Review : Piranesi
Author: Susanna Clarke
Genre: Speculative Fiction
Published: 2020
I love this book, it is very deep and the writing is elegant and powerful. I think I need some time to digest. When I close the book and search for Piranesi, I realised I have known Piranesi the artist and his work in my first semester of architecture school. I learned about his etchings of Rome and the famous 《想象的监狱》(Le Carceri d'Invenzione), a series of illusional spaces full of arches, statues and stairs. Back then we learned about the composition of space and the concept of space itself. In this book I imagined the House a place like an empty museum, like the British museum where there are marble greek statues, half-horse humans, angels etc. I also thought about the game Hades and Hades II, a rougelike, maze like game with halls, creatures, lost souls, and water of course.

The architecture in this book is conceptual but very descriptive. In addition to Hades, it also reminds me of Legend of Zelda: Tears of the Kingdom, its sky islands part where civilization is lost in time with relics left behind. In the book, the halls were protective to Piranesi, they were painful for him to remember at first, but he got used to them and felt at home. I have rarely read a book that cast such a vivid vast space through worlds. I think to Piranesi it is not an imaginary prison at all, but it might be that he wanted to protect himself and forced himself to think positively. It may represent the mind as numerous rooms, vessels for events and memories (statues), and how one can navigate in one's own mind (Method of Loci). As someone who practice architecture as a profession, when reading this book, I do find comfort.

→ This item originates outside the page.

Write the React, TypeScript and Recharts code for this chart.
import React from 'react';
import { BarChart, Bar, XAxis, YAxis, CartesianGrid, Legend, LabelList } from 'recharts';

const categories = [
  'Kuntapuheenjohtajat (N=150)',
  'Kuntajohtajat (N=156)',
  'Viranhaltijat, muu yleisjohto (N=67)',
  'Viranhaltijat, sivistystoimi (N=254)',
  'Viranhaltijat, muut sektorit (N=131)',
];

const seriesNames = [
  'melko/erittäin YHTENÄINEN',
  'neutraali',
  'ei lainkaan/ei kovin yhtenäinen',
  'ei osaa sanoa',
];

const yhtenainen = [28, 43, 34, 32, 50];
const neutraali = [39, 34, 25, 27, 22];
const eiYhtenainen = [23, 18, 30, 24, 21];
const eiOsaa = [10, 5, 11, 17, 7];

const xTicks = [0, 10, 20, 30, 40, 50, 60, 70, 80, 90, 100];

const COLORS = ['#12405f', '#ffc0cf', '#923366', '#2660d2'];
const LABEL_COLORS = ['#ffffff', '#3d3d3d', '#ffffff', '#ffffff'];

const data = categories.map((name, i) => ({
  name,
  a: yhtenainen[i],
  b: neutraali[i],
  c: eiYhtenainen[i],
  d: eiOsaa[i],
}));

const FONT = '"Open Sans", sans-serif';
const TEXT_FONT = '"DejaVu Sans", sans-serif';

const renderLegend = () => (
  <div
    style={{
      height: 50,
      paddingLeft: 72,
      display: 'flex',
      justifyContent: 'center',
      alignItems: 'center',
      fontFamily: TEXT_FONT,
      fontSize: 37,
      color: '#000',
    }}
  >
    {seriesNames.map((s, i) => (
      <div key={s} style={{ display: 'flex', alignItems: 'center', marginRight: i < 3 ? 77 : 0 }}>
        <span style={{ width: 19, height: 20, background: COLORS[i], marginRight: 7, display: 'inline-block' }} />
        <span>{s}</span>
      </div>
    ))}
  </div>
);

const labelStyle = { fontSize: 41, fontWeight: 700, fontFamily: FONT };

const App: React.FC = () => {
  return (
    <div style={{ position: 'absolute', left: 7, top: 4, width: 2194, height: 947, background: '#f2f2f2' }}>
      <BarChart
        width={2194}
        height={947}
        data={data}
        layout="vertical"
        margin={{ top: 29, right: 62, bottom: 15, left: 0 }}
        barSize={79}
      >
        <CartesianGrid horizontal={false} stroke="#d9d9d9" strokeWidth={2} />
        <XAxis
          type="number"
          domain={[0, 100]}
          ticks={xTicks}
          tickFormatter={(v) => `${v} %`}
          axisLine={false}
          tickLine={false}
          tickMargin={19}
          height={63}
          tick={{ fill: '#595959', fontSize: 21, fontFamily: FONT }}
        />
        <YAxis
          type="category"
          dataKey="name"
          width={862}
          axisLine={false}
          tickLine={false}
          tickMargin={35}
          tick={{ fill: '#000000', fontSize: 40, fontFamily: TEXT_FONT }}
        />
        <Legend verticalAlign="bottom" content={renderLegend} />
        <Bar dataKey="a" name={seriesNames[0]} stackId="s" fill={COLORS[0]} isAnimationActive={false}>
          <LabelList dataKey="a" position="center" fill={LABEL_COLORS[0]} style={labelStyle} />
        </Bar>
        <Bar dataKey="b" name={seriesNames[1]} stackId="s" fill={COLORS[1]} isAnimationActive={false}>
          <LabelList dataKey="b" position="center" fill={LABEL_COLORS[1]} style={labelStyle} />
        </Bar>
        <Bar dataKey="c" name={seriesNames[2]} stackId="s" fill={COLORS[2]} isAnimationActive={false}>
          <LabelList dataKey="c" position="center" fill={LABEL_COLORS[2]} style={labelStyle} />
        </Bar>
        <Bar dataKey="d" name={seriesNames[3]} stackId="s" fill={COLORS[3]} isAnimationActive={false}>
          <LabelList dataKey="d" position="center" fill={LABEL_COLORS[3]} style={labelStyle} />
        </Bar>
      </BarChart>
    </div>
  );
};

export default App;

I imagine the water and tides as fluctuations of the mind, something Piranesi accepts comfortably. The great flood, the climax of the book, represents the big moment of Piranesi's mind when he realised that the Other lied to him and used him. And it is truly powerful depiction of the scene.

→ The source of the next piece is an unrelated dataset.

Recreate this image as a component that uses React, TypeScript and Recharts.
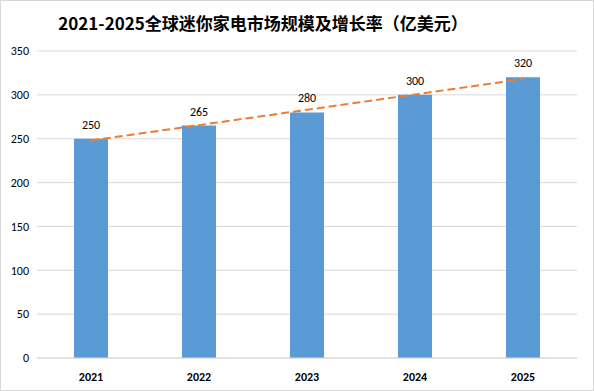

I listened to 2 talks Susanna Clarke participated regarding this book. Piranesi: Susanna Clarke in conversation with Madeline Miller Though I disliked Miller's Circe, the talk was mostly Clarke on Piranesi. Another is Susanna Clarke and Alan Moore in conversation which is quite inspiring to hear the great minds. In both talks Clarke mentioned her love of Ursula Le Guin's Earth Sea, especially book 2 Tomb of Atuan. As a reader this is my happiest moment because Le Guin is my favourite author of all times.
Folio Society has the spot on illustrations.